Hergen was not the first storm to strike Western Europe during the last week as Cyclone Friedhelm brought widespread damage and very strong winds on 8 December. Hergen was followed by Joachim a few days later, then Oliver /Patrick (Cato/Dagmar) during the Christmas holiday. Cyclone Ulli then brought major damage and flooding to Northern Europe during the early part of January 2012.

==Meteorological history==
On 11 December 2011, the Met Office had noted a complex weather system over the central Atlantic, associated with several warm and cold fronts. An amplified jet stream—a strong and fast-moving airstream aloft—advanced eastward, sparking rapid cyclogenesis along the fronts. By the following day, a low-pressure centre had developed along an occlusion between two of the fronts. The low rapidly deepened as it approached the British Isles, with a developing occluded rainband producing sustained winds of up to 60 mph. It later deepened to a minimum barometric pressure of 945 mb, centred just northwest of Ireland. A 67 ft wave was recorded off the coast of County Donegal at 1400 UTC on 13 December. On 14 December, Hergen had moved slightly to the northeast while centred just off the coast of the Shetland Isles. By this time, the system had lost its weather fronts. The storm moved slowly offshore Norway for the next few days before being absorbed by the larger Cyclone Joachim on 19 December.

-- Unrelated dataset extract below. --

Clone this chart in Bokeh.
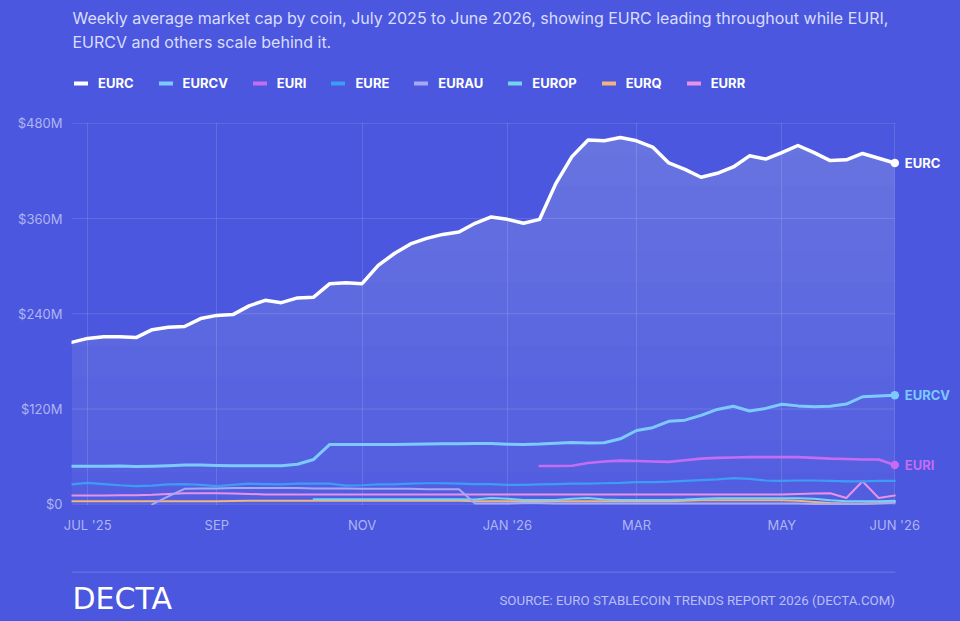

== Preparations and warnings ==
On 10 December, a low pressure system formed over Labrador. This storm rapidly deepened as it moved towards the United Kingdom, which led to the Met Office issuing severe weather warnings. At the time, the forecast storms were considered to be equivalent to a Category 4 hurricane on the Saffir-Simpson Hurricane Scale. The storm was only expected to strike parts of England and Wales. Forecasters at multiple meteorological agencies in the United Kingdom said that snow could fall in southern England which would have been the first of the season. They also said that winds could reach 100 mph, however, there was not much confidence with this prediction.

== Impact ==
The low brought strong winds and rain to Hampshire, flooding streets and felling trees. In some areas, the winds reached speeds of 70 mph, just below hurricane force. A 60 ft tree crashed down onto a home in Winchester, causing heavy damage and almost killing a resident inside. In Kent, the Port of Dover was shut from 10:30 p.m. to 5:30 p.m. GMT on 11–12 December. The Scotland transport minister warned of snow and strong winds which could have led to widespread travel disruption. Icy conditions prevailed in Scotland, Northern Ireland and Northern England early on 13 December.

In Norway, a ferry was delayed by 17.5 hours by the large waves caused by the storm, leaving some injured.